• Problem to work on
Count every line that has "with" in it and give the total, nothing more.

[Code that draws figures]
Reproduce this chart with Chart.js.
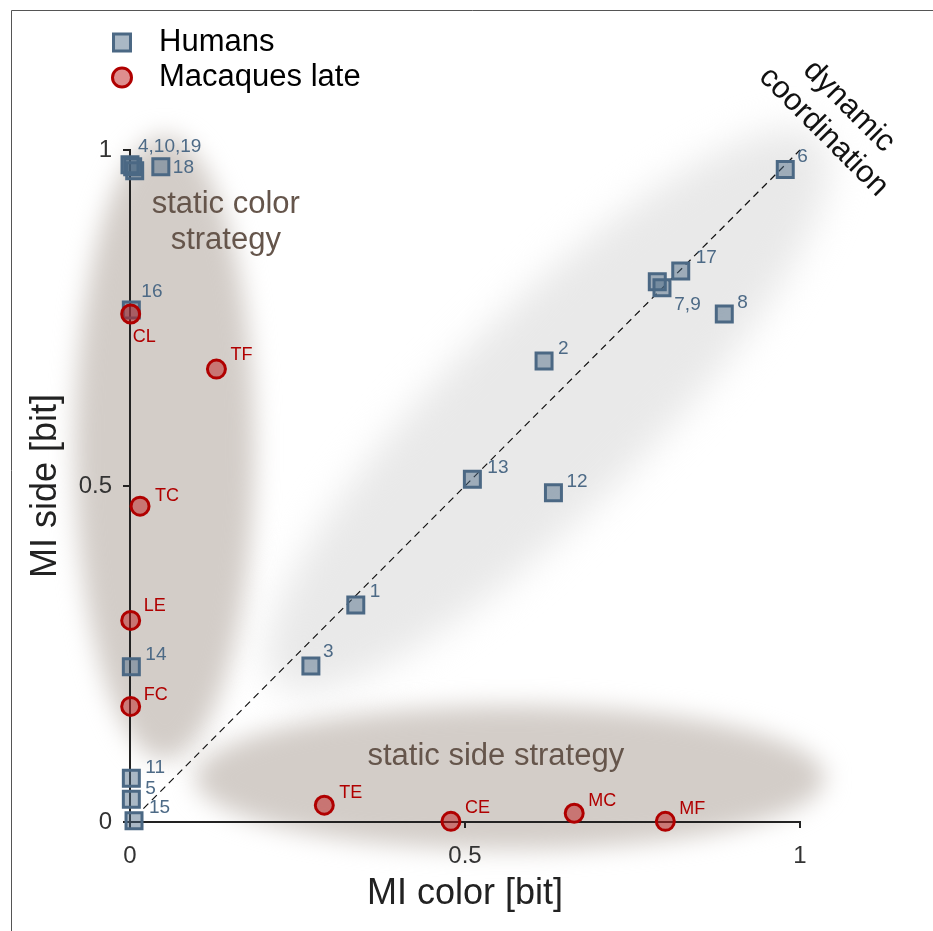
<!DOCTYPE html>
<html>
<head>
<meta charset="utf-8">
<script src="https://cdn.jsdelivr.net/npm/chart.js@4.4.1/dist/chart.umd.min.js"></script>
<style>
  html, body { margin: 0; padding: 0; background: #fff; }
  canvas { display: block; }
</style>
</head>
<body>
<canvas id="mi" width="933" height="931"></canvas>
<script>
// Mutual information (bit) between choice and stimulus colour / side
const humanIds   = ['1','2','3','4','5','6','7','8','9','10','11','12','13','14','15','16','17','18','19'];
const humanColor = [0.337, 0.618, 0.270, 0.000, 0.002, 0.978, 0.787, 0.887, 0.794, 0.004, 0.002, 0.632, 0.511, 0.002, 0.006, 0.002, 0.822, 0.046, 0.007];
const humanSide  = [0.323, 0.686, 0.232, 0.978, 0.034, 0.971, 0.804, 0.756, 0.795, 0.975, 0.065, 0.490, 0.510, 0.231, 0.002, 0.762, 0.820, 0.975, 0.969];
// subjects whose markers coincide share a single tag
const humanTags  = ['1','2','3','4,10,19','5','6','7,9','8','','','11','12','13','14','15','16','17','18',''];

const macaqueIds   = ['CL','TF','TC','LE','FC','TE','CE','MC','MF'];
const macaqueColor = [0.001, 0.129, 0.015, 0.001, 0.001, 0.290, 0.479, 0.663, 0.799];
const macaqueSide  = [0.756, 0.674, 0.470, 0.300, 0.172, 0.025, 0.001, 0.013, 0.001];

const tickValues = [0, 0.5, 1];
const tickText   = ['0', '0.5', '1'];

// tag placement relative to the marker, in px
const humanTagOffsets = [[14,-13],[14,-12],[12,-14],[8,-18],[14,-10],[12,-13],[17,23],[13,-11],[0,0],[0,0],
                         [14,-11],[13,-11],[15,-12],[14,-12],[15,-13],[10,-18],[15,-13],[12,1],[0,0]];
const macaqueTagOffsets = [[2,23],[14,-14],[15,-10],[13,-14],[13,-11],[15,-12],[14,-13],[14,-12],[14,-12]];

const FONT = '"Liberation Sans", Arial, Helvetica, sans-serif';
Chart.defaults.font.family = FONT;

const HUMAN_EDGE = '#4b6884';
const HUMAN_FILL = 'rgba(75,104,132,0.47)';
const MACAQUE_EDGE = '#b00000';
const MACAQUE_FILL = 'rgba(190,30,30,0.5)';

// soft strategy regions, in axis units
const regions = [
  { cx: 0.624, cy: 0.613, a: 0.575, b: 0.150, angle: -45, color: '#e9e9e9', blur: 18 },
  { cx: 0.052, cy: 0.557, a: 0.134, b: 0.464, angle: 0,   color: '#d3cdc8', blur: 12 },
  { cx: 0.567, cy: 0.066, a: 0.470, b: 0.107, angle: 0,   color: '#d3cdc8', blur: 12 }
];

// strategy captions, anchored in axis units
const captions = [
  { x: 0.143, y: 0.892, lines: ['static color', 'strategy'], color: '#65554b', angle: 0 },
  { x: 0.546, y: 0.098, lines: ['static side strategy'], color: '#65554b', angle: 0 },
  { x: 1.054, y: 1.046, lines: ['dynamic', 'coordination'], color: '#111', angle: 45 }
];

const backdrop = {
  id: 'backdrop',
  beforeDraw(chart) {
    const { ctx, scales: { x, y } } = chart;
    const ux = x.getPixelForValue(1) - x.getPixelForValue(0);
    const uy = y.getPixelForValue(0) - y.getPixelForValue(1);
    ctx.save();
    ctx.fillStyle = '#fff';
    ctx.fillRect(0, 0, chart.width, chart.height);
    regions.forEach(r => {
      ctx.save();
      ctx.filter = 'blur(' + r.blur + 'px)';
      ctx.fillStyle = r.color;
      ctx.beginPath();
      const px = x.getPixelForValue(r.cx), py = y.getPixelForValue(r.cy);
      const rot = r.angle * Math.PI / 180;
      if (r.angle) {
        ctx.ellipse(px, py, r.a * ux, r.b * ux, rot, 0, Math.PI * 2);
      } else {
        ctx.ellipse(px, py, r.a * ux, r.b * uy, 0, 0, Math.PI * 2);
      }
      ctx.fill();
      ctx.restore();
    });
    ctx.restore();
  }
};

const annotate = {
  id: 'annotate',
  afterDatasetsDraw(chart) {
    const { ctx, scales: { x, y } } = chart;
    ctx.save();
    ctx.textAlign = 'left';
    ctx.textBaseline = 'middle';
    // subject tags
    const tagSets = [
      { meta: chart.getDatasetMeta(1), tags: humanTags, offs: humanTagOffsets, color: '#4d6a86', size: 19 },
      { meta: chart.getDatasetMeta(2), tags: macaqueIds, offs: macaqueTagOffsets, color: '#b00000', size: 18 }
    ];
    tagSets.forEach(s => {
      ctx.fillStyle = s.color;
      ctx.font = s.size + 'px ' + FONT;
      s.meta.data.forEach((pt, i) => {
        const t = s.tags[i];
        if (!t) return;
        ctx.fillText(t, pt.x + s.offs[i][0], pt.y + s.offs[i][1]);
      });
    });
    // strategy captions
    ctx.font = '31px ' + FONT;
    ctx.textAlign = 'center';
    const gap = 36;
    captions.forEach(c => {
      ctx.save();
      ctx.translate(x.getPixelForValue(c.x), y.getPixelForValue(c.y));
      ctx.rotate(c.angle * Math.PI / 180);
      ctx.fillStyle = c.color;
      const n = c.lines.length;
      c.lines.forEach((line, i) => {
        ctx.fillText(line, 0, (i - (n - 1) / 2) * gap);
      });
      ctx.restore();
    });
    ctx.restore();
  },
  afterDraw(chart) {
    const { ctx } = chart;
    ctx.save();
    // legend built from the two marker datasets
    const items = [chart.data.datasets[1], chart.data.datasets[2]];
    const lx = 122, ly = [42.5, 77.5];
    items.forEach((ds, i) => {
      ctx.fillStyle = ds.backgroundColor;
      ctx.strokeStyle = ds.borderColor;
      ctx.lineWidth = ds.borderWidth;
      ctx.beginPath();
      if (ds.pointStyle === 'rect') {
        const h = ds.pointRadius * Math.SQRT1_2 + 0.5;
        ctx.rect(lx - h, ly[i] - h, 2 * h, 2 * h);
      } else {
        ctx.arc(lx, ly[i], ds.pointRadius + 0.5, 0, Math.PI * 2);
      }
      ctx.fill();
      ctx.stroke();
      ctx.fillStyle = '#000';
      ctx.font = '31px ' + FONT;
      ctx.textAlign = 'left';
      ctx.textBaseline = 'middle';
      ctx.fillText(ds.label, 159, ly[i]);
    });
    // figure frame
    ctx.strokeStyle = '#555';
    ctx.lineWidth = 1;
    ctx.beginPath();
    ctx.moveTo(11.5, chart.height);
    ctx.lineTo(11.5, 10.5);
    ctx.lineTo(chart.width, 10.5);
    ctx.stroke();
    ctx.restore();
  }
};

const fixedTicks = s => { s.ticks = tickValues.map(v => ({ value: v })); };
const tickLabel = v => tickText[tickValues.indexOf(v)];

new Chart(document.getElementById('mi'), {
  type: 'scatter',
  data: {
    datasets: [
      {
        label: 'diagonal',
        data: [{ x: 0.02, y: 0.02 }, { x: 1, y: 1 }],
        showLine: true,
        borderColor: '#111',
        borderWidth: 1.2,
        borderDash: [7, 5],
        pointRadius: 0,
        order: 3,
        clip: false
      },
      {
        label: 'Humans',
        data: humanColor.map((v, i) => ({ x: v, y: humanSide[i], id: humanIds[i] })),
        pointStyle: 'rect',
        pointRadius: 11.3,
        borderWidth: 3,
        borderColor: HUMAN_EDGE,
        backgroundColor: HUMAN_FILL,
        order: 2,
        clip: false
      },
      {
        label: 'Macaques late',
        data: macaqueColor.map((v, i) => ({ x: v, y: macaqueSide[i], id: macaqueIds[i] })),
        pointStyle: 'circle',
        pointRadius: 9,
        borderWidth: 3,
        borderColor: MACAQUE_EDGE,
        backgroundColor: MACAQUE_FILL,
        order: 1,
        clip: false
      }
    ]
  },
  options: {
    responsive: false,
    animation: false,
    events: [],
    devicePixelRatio: 1,
    layout: { padding: { left: 0, top: 150, right: 133, bottom: 0 } },
    plugins: { legend: { display: false }, tooltip: { enabled: false } },
    scales: {
      x: {
        type: 'linear',
        min: 0, max: 1,
        afterBuildTicks: fixedTicks,
        ticks: { padding: 14, color: '#333', font: { size: 24 }, callback: tickLabel },
        grid: { display: true, drawOnChartArea: false, drawTicks: true, tickLength: 6, color: '#222', lineWidth: 2 },
        border: { display: true, color: '#222', width: 2 },
        title: { display: true, text: 'MI color [bit]', color: '#222', font: { size: 36 }, padding: { top: 0, bottom: 15 } },
        afterFit: s => { s.height = 109; }
      },
      y: {
        type: 'linear',
        min: 0, max: 1,
        afterBuildTicks: fixedTicks,
        ticks: { padding: 11, color: '#333', font: { size: 24 }, callback: tickLabel },
        grid: { display: true, drawOnChartArea: false, drawTicks: true, tickLength: 7, color: '#222', lineWidth: 2 },
        border: { display: true, color: '#222', width: 2 },
        title: { display: true, text: 'MI side [bit]', color: '#222', font: { size: 36 }, padding: { top: 24, bottom: 0 } },
        afterFit: s => { s.width = 130; }
      }
    }
  },
  plugins: [backdrop, annotate]
});
</script>
</body>
</html>
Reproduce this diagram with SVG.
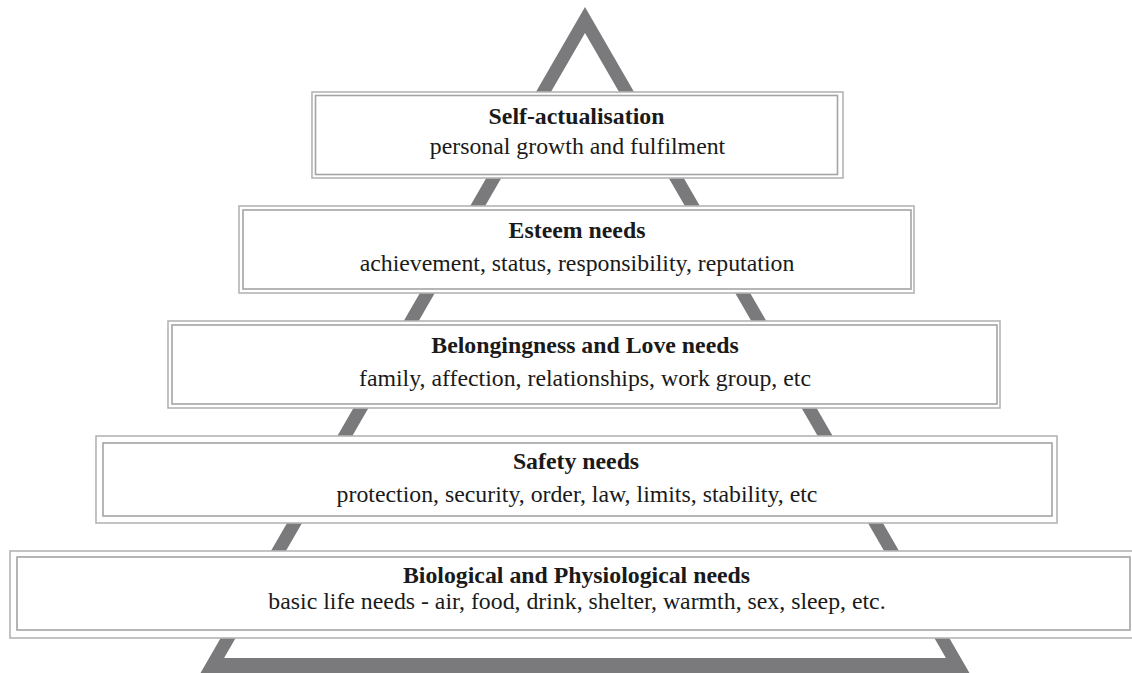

• Result of this task
2